Transcribe the material in full. Nothing should differ except that the pictures are left out.

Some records
--------

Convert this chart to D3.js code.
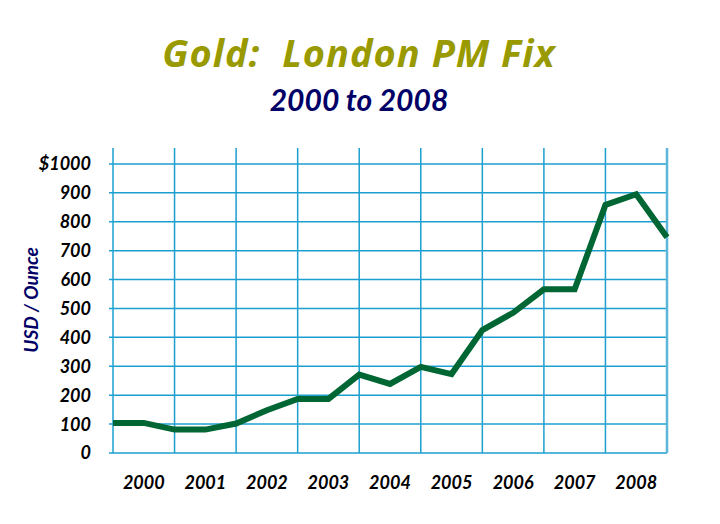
<!DOCTYPE html>
<html lang="en">
<head>
    <meta charset="UTF-8">
    <title>Gold: London PM Fix</title>
    <script src="https://d3js.org/d3.v7.min.js"></script>
    <style>
        body {
            margin: 0;
            background: #fff;
            font-family: Lato, "Open Sans", sans-serif;
        }
        .title {
            font-weight: bold;
            font-style: italic;
        }
        .tick-label {
            font-weight: bold;
            font-style: italic;
            font-size: 18px;
            fill: #000;
        }
    </style>
</head>
<body>
    <svg id="chart"></svg>

    <script>
        // dados (meio ano por ponto)
        const periods = [2000, 2000.5, 2001, 2001.5, 2002, 2002.5, 2003, 2003.5, 2004, 2004.5,
                         2005, 2005.5, 2006, 2006.5, 2007, 2007.5, 2008, 2008.5, 2009];
        const prices = [104, 104, 81, 81, 102, 148, 187, 187, 271, 239,
                        298, 273, 425, 485, 566, 566, 858, 895, 746];
        const years = [2000, 2001, 2002, 2003, 2004, 2005, 2006, 2007, 2008];
        const yTicks = [0, 100, 200, 300, 400, 500, 600, 700, 800, 900, 1000];
        const yTickLabels = ["0", "100", "200", "300", "400", "500", "600", "700", "800", "900", "$1000"];

        const width = 720;
        const height = 524;
        const margin = { left: 113, right: 53, top: 148, bottom: 71 };

        const svg = d3.select("#chart")
                      .attr("width", width)
                      .attr("height", height);

        const x = d3.scaleLinear()
                    .domain([2000, 2009])
                    .range([margin.left, width - margin.right]);

        const y = d3.scaleLinear()
                    .domain([0, 1055])
                    .range([height - margin.bottom, margin.top]);

        const gridColor = "#1b9fcf";

        // linhas horizontais
        svg.append("g")
           .selectAll("line")
           .data(yTicks)
           .enter()
           .append("line")
           .attr("x1", margin.left - 4)
           .attr("x2", width - margin.right)
           .attr("y1", d => y(d))
           .attr("y2", d => y(d))
           .attr("stroke", gridColor)
           .attr("stroke-width", 1.5);

        // linhas verticais (limites dos anos)
        svg.append("g")
           .selectAll("line")
           .data(years)
           .enter()
           .append("line")
           .attr("x1", d => x(d))
           .attr("x2", d => x(d))
           .attr("y1", y(0))
           .attr("y2", y(1055))
           .attr("stroke", gridColor)
           .attr("stroke-width", 1.5);

        // borda direita
        svg.append("line")
           .attr("x1", x(2009))
           .attr("x2", x(2009))
           .attr("y1", y(0))
           .attr("y2", y(1055))
           .attr("stroke", "#5db5da")
           .attr("stroke-width", 2.5);

        // rotulos do eixo y
        svg.append("g")
           .selectAll("text")
           .data(yTicks)
           .enter()
           .append("text")
           .attr("class", "tick-label")
           .attr("x", 91)
           .attr("y", d => y(d))
           .attr("dy", "0.36em")
           .attr("text-anchor", "end")
           .text((d, i) => yTickLabels[i]);

        // rotulos dos anos
        svg.append("g")
           .selectAll("text")
           .data(years)
           .enter()
           .append("text")
           .attr("class", "tick-label")
           .attr("x", d => x(d + 0.5))
           .attr("y", 489)
           .attr("text-anchor", "middle")
           .text(d => d);

        // linha do preco
        const line = d3.line()
                       .x((d, i) => x(periods[i]))
                       .y(d => y(d));

        svg.append("path")
           .datum(prices)
           .attr("d", line)
           .attr("fill", "none")
           .attr("stroke", "#006633")
           .attr("stroke-width", 6)
           .attr("stroke-linejoin", "miter");

        // titulos
        svg.append("text")
           .attr("class", "title")
           .attr("x", 359)
           .attr("y", 67)
           .attr("text-anchor", "middle")
           .attr("font-family", "'Open Sans', sans-serif")
           .attr("font-size", 38)
           .attr("letter-spacing", 1)
           .attr("fill", "#999900")
           .text("Gold:\u00a0 London PM Fix");

        svg.append("text")
           .attr("class", "title")
           .attr("x", 359)
           .attr("y", 111)
           .attr("text-anchor", "middle")
           .attr("font-size", 30)
           .attr("fill", "#000066")
           .text("2000 to 2008");

        svg.append("text")
           .attr("class", "title")
           .attr("transform", "translate(38,300) rotate(-90)")
           .attr("text-anchor", "middle")
           .attr("font-size", 19)
           .attr("fill", "#000066")
           .text("USD / Ounce");
    </script>
</body>
</html>
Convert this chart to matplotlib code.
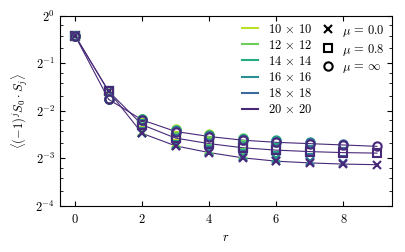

--------

RESULT OF THE TASK —
Convert this chart to D3.js code.
<!DOCTYPE html>
<html lang="en">
<head>
    <meta charset="UTF-8">
    <title>Gold: London PM Fix</title>
    <script src="https://d3js.org/d3.v7.min.js"></script>
    <style>
        body {
            margin: 0;
            background: #fff;
            font-family: Lato, "Open Sans", sans-serif;
        }
        .title {
            font-weight: bold;
            font-style: italic;
        }
        .tick-label {
            font-weight: bold;
            font-style: italic;
            font-size: 18px;
            fill: #000;
        }
    </style>
</head>
<body>
    <svg id="chart"></svg>

    <script>
        // dados (meio ano por ponto)
        const periods = [2000, 2000.5, 2001, 2001.5, 2002, 2002.5, 2003, 2003.5, 2004, 2004.5,
                         2005, 2005.5, 2006, 2006.5, 2007, 2007.5, 2008, 2008.5, 2009];
        const prices = [104, 104, 81, 81, 102, 148, 187, 187, 271, 239,
                        298, 273, 425, 485, 566, 566, 858, 895, 746];
        const years = [2000, 2001, 2002, 2003, 2004, 2005, 2006, 2007, 2008];
        const yTicks = [0, 100, 200, 300, 400, 500, 600, 700, 800, 900, 1000];
        const yTickLabels = ["0", "100", "200", "300", "400", "500", "600", "700", "800", "900", "$1000"];

        const width = 720;
        const height = 524;
        const margin = { left: 113, right: 53, top: 148, bottom: 71 };

        const svg = d3.select("#chart")
                      .attr("width", width)
                      .attr("height", height);

        const x = d3.scaleLinear()
                    .domain([2000, 2009])
                    .range([margin.left, width - margin.right]);

        const y = d3.scaleLinear()
                    .domain([0, 1055])
                    .range([height - margin.bottom, margin.top]);

        const gridColor = "#1b9fcf";

        // linhas horizontais
        svg.append("g")
           .selectAll("line")
           .data(yTicks)
           .enter()
           .append("line")
           .attr("x1", margin.left - 4)
           .attr("x2", width - margin.right)
           .attr("y1", d => y(d))
           .attr("y2", d => y(d))
           .attr("stroke", gridColor)
           .attr("stroke-width", 1.5);

        // linhas verticais (limites dos anos)
        svg.append("g")
           .selectAll("line")
           .data(years)
           .enter()
           .append("line")
           .attr("x1", d => x(d))
           .attr("x2", d => x(d))
           .attr("y1", y(0))
           .attr("y2", y(1055))
           .attr("stroke", gridColor)
           .attr("stroke-width", 1.5);

        // borda direita
        svg.append("line")
           .attr("x1", x(2009))
           .attr("x2", x(2009))
           .attr("y1", y(0))
           .attr("y2", y(1055))
           .attr("stroke", "#5db5da")
           .attr("stroke-width", 2.5);

        // rotulos do eixo y
        svg.append("g")
           .selectAll("text")
           .data(yTicks)
           .enter()
           .append("text")
           .attr("class", "tick-label")
           .attr("x", 91)
           .attr("y", d => y(d))
           .attr("dy", "0.36em")
           .attr("text-anchor", "end")
           .text((d, i) => yTickLabels[i]);

        // rotulos dos anos
        svg.append("g")
           .selectAll("text")
           .data(years)
           .enter()
           .append("text")
           .attr("class", "tick-label")
           .attr("x", d => x(d + 0.5))
           .attr("y", 489)
           .attr("text-anchor", "middle")
           .text(d => d);

        // linha do preco
        const line = d3.line()
                       .x((d, i) => x(periods[i]))
                       .y(d => y(d));

        svg.append("path")
           .datum(prices)
           .attr("d", line)
           .attr("fill", "none")
           .attr("stroke", "#006633")
           .attr("stroke-width", 6)
           .attr("stroke-linejoin", "miter");

        // titulos
        svg.append("text")
           .attr("class", "title")
           .attr("x", 359)
           .attr("y", 67)
           .attr("text-anchor", "middle")
           .attr("font-family", "'Open Sans', sans-serif")
           .attr("font-size", 38)
           .attr("letter-spacing", 1)
           .attr("fill", "#999900")
           .text("Gold:\u00a0 London PM Fix");

        svg.append("text")
           .attr("class", "title")
           .attr("x", 359)
           .attr("y", 111)
           .attr("text-anchor", "middle")
           .attr("font-size", 30)
           .attr("fill", "#000066")
           .text("2000 to 2008");

        svg.append("text")
           .attr("class", "title")
           .attr("transform", "translate(38,300) rotate(-90)")
           .attr("text-anchor", "middle")
           .attr("font-size", 19)
           .attr("fill", "#000066")
           .text("USD / Ounce");
    </script>
</body>
</html>
Convert this chart to matplotlib code.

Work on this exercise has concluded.